When the king of Israel read the letter, he rent his clothes and said, Am I God, to kill and to make alive, that this man sends to me to heal a man of his leprosy? Just consider and see how he is seeking a quarrel with me.

When Elisha the man of God heard that the king of Israel had rent his clothes, he sent to the king, asking, Why have you rent your clothes? Let Naaman come now to me and he shall know that there is a prophet in Israel.

So Naaman came with his horses and chariots and stopped at Elisha’s door.

10 Elisha sent a messenger to him, saying, Go and wash in the Jordan seven times, and your flesh shall be restored and you shall be clean.

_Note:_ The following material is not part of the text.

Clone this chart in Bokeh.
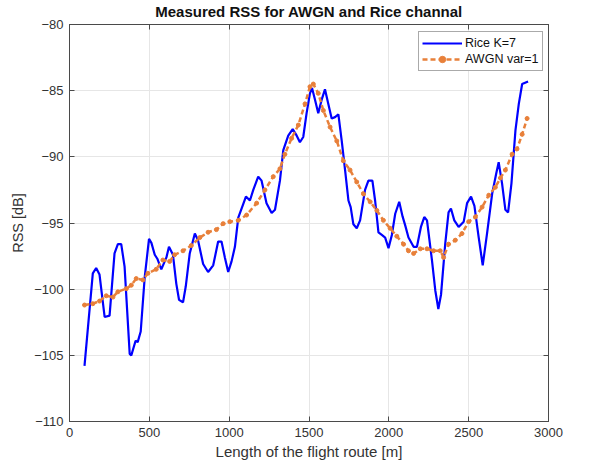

11 But Naaman was angry and went away and said, Behold, I thought he would surely come out to me and stand and call on the name of the Lord his God, and wave his hand over the place and heal the leper.

12 Are not Abana and Pharpar, the rivers of Damascus, better than all the waters of Israel? May I not wash in them and be clean? So he turned and went away in a rage.

13 And his servants came near and said to him, My father, if the prophet had bid you to do some great thing, would you not have done it? How much rather, then, when he says to you, Wash and be clean?

14 Then he went down and dipped himself seven times in the Jordan, as the man of God had said, and his flesh was restored like that of a little child, and he was clean.

James 4:8-17

Come close to God and He will come close to you. [Recognize that you are] sinners, get your soiled hands clean; [realize that you have been disloyal] wavering individuals with divided interests, and purify your hearts [of your spiritual adultery].

[As you draw near to God] be deeply penitent and grieve, even weep [over your disloyalty]. Let your laughter be turned to grief and your mirth to dejection and heartfelt shame [for your sins].

10 Humble yourselves [feeling very insignificant] in the presence of the Lord, and He will exalt you [He will lift you up and make your lives significant].

11 [My] brethren, do not speak evil about or accuse one another. He that maligns a brother or judges his brother is maligning and criticizing the Law and judging the Law. But if you judge the Law, you are not a practicer of the Law but a censor and judge [of it].

12 One only is the Lawgiver and Judge Who is able to save and to destroy [the One Who has the absolute power of life and death]. [But you] who are you that [you presume to] pass judgment on your neighbor?

13 Come now, you who say, Today or tomorrow we will go into such and such a city and spend a year there and carry on our business and make money.

14 Yet you do not know [the least thing] about what may happen tomorrow. What is the nature of your life? You are [really] but a wisp of vapor (a puff of smoke, a mist) that is visible for a little while and then disappears [into thin air].

15 You ought instead to say, If the Lord is willing, we shall live and we shall do this or that [thing].

16 But as it is, you boast [falsely] in your presumption and your self-conceit. All such boasting is wrong.

17 So any person who knows what is right to do but does not do it, to him it is sin.